Step one was to pull out and re-read my copy of The Pebble Trusts’ Sustainable Renovation Guide which has a useful section on underfloor insulation and which I’ve sought to follow.
In a nutshell, the approach involves lifting the floorboards, laying a wind tight but breathable membrane between the joists, filling it with insulation, covering it with membrane then putting back the floorboards. There’s no crawl space so insulation could only be fitted from above.
Here’s how it’s worked in practice…. [Note: I was well aware of the location of services (cables, pipes, drains…) beforehand]
The old pine floorboards were not in a very good condition as a number had been lifted & split before and were quite gappy. But they had about 2 million old nails in them and were difficult to lift. The only way to do this was to use a long pry bar at the joists and, where possible, shorten the lengths by sawing the boards between the joists. I was hoping to re-use the boards but this proved impossible (although I’ve kept ones that were largely intact for use elsewhere).

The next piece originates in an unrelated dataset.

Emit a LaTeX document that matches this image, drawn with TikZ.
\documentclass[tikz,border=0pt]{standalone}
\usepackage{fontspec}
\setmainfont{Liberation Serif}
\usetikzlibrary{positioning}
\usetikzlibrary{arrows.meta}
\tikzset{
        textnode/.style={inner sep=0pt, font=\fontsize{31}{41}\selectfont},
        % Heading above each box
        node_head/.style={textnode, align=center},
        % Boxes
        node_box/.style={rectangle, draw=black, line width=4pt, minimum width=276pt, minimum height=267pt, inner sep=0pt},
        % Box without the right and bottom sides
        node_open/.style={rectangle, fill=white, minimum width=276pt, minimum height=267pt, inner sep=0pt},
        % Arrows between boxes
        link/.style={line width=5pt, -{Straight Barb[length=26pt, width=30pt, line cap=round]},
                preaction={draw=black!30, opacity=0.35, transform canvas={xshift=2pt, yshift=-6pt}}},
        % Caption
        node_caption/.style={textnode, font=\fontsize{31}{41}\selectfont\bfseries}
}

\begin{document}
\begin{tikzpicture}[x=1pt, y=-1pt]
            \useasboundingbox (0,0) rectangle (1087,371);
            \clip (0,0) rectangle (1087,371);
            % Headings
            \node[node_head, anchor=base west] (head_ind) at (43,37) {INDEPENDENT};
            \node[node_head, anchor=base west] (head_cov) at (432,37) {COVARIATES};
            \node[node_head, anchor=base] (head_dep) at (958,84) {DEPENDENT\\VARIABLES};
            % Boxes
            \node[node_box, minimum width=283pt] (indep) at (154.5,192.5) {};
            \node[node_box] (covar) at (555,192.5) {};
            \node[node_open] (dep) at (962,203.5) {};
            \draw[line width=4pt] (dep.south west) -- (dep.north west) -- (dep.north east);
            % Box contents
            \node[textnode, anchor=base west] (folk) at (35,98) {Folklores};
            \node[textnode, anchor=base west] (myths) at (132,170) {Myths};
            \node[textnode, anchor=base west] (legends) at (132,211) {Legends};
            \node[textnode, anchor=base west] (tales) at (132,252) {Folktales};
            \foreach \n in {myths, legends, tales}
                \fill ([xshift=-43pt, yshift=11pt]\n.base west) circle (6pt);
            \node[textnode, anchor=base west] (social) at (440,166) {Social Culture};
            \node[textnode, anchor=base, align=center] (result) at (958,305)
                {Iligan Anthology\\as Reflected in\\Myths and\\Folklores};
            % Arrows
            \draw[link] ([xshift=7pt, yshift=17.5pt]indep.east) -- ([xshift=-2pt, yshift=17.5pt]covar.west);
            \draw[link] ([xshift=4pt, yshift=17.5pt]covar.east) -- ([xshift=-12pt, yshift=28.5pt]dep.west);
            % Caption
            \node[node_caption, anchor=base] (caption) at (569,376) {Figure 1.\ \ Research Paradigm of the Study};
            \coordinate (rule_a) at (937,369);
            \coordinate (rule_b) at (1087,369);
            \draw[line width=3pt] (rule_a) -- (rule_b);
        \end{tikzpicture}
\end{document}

When digging around in an old house you have to expect to find some previously unseen issues. This pic shows that the wooden plates on which the joists rest were rotten in places so I replaced these where necessary. These pics show the rotten wood removed and then the joists resting on new plates underneath over damp proof strips. You can also see the lath and plaster wall construction and the lath battens onto which the skirting board was fixed – all in good shape. One thing that is striking is the quality of the wood in these old houses – very solid and still fine over a 100 years later…provided it has been well ventilated.
The next step was to lay the membrane to hold the insulation. This has to be fixed onto the joists to stop it from sagging down or coming away from the joists and leaving a cold gap. The insulation could then be put in. I used ‘Thermofloc’ cellulose insulation, which is made from recycled paper. It comes in 12kg bags and needs to be broken up as it’s ‘clumpy’. I did this with a garden rake on a piece of plywood.

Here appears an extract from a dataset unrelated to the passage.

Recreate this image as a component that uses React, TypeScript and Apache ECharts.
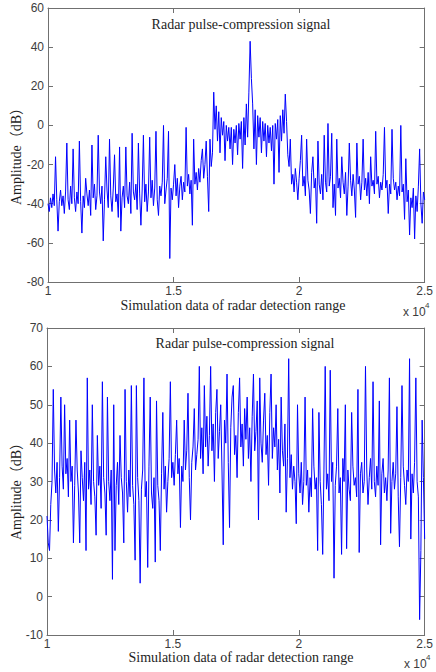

The next two pics show the membrane in place (including behind the skirting) and the insulation in the joists gaps. In doing it this way I’ve made sure there remains ventilation below the joists and behind the lath and plaster.
I had to remove all the old nails from the joists but other than that the joists were all good. I had a large piece of board that I stood on whilst doing this, to avoid falling between the joists and ripping off the membrane, which would have been disheartening.

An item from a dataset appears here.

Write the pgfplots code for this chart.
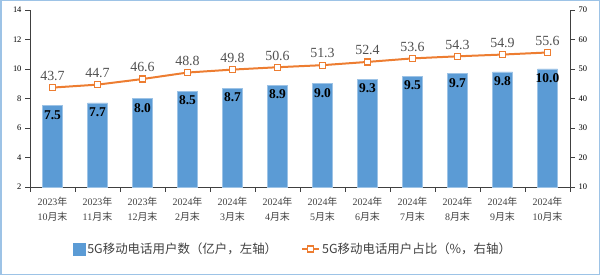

Next, I laid a sheet of membrane on top then laid new floorboards (after leaving them for a couple of weeks to acclimatise). An alternative would have been to have laid OSB and then underlay & carpet.
Overall this has been relatively straightforward but quite hard work at times (such as when lifting floorboards and laying the insulation).
Unfortunately the weather has been really warm and sunny so I can’t tell yet whether it will have made any difference to the room’s heat retention….reporting on that will have to wait until winter.
Materials, Costs and Time
Floorboard removal & installation of membrane and insulation up to the point of re-flooring took about 7 days. Installing floorboards took about 5 days. The most time-consuming & fiddly jobs were nail removal, fixing battens to hold the membrane against the joists & taping the membrane up to the lath and plaster (which involved taking off and in some cases replacing the skirting boards).
Materials and costs were as follows:
|Constivap airtight membrane ( 2 rolls, 1 used so far)||£247|
|Proclima Tescon Vana tape||£22.50|
|Proclima Duplex tape (for fixing membrane sheets together)||£12.40|
|Thermofloc cellulose insulation (12kg bags) x 25 (12 used so far)||£354|
|Total incl VAT||£889|
I ordered the floorboards separately:
|Unfinished solid oak floorboards 25 sq m||£1,023|
|KUNOS natural oil sealer, 2 cans||£49.24|
|Proclima tape (2 further rolls)||£28.70|
|Total incl VAT||£1320.18|
I had to pay a further carriage charge of about £100 for the floorboards – if I had planned it a bit better I probably could have reduced that! I ordered all materials from Ecomerchant, who were prompt & efficient with delivery.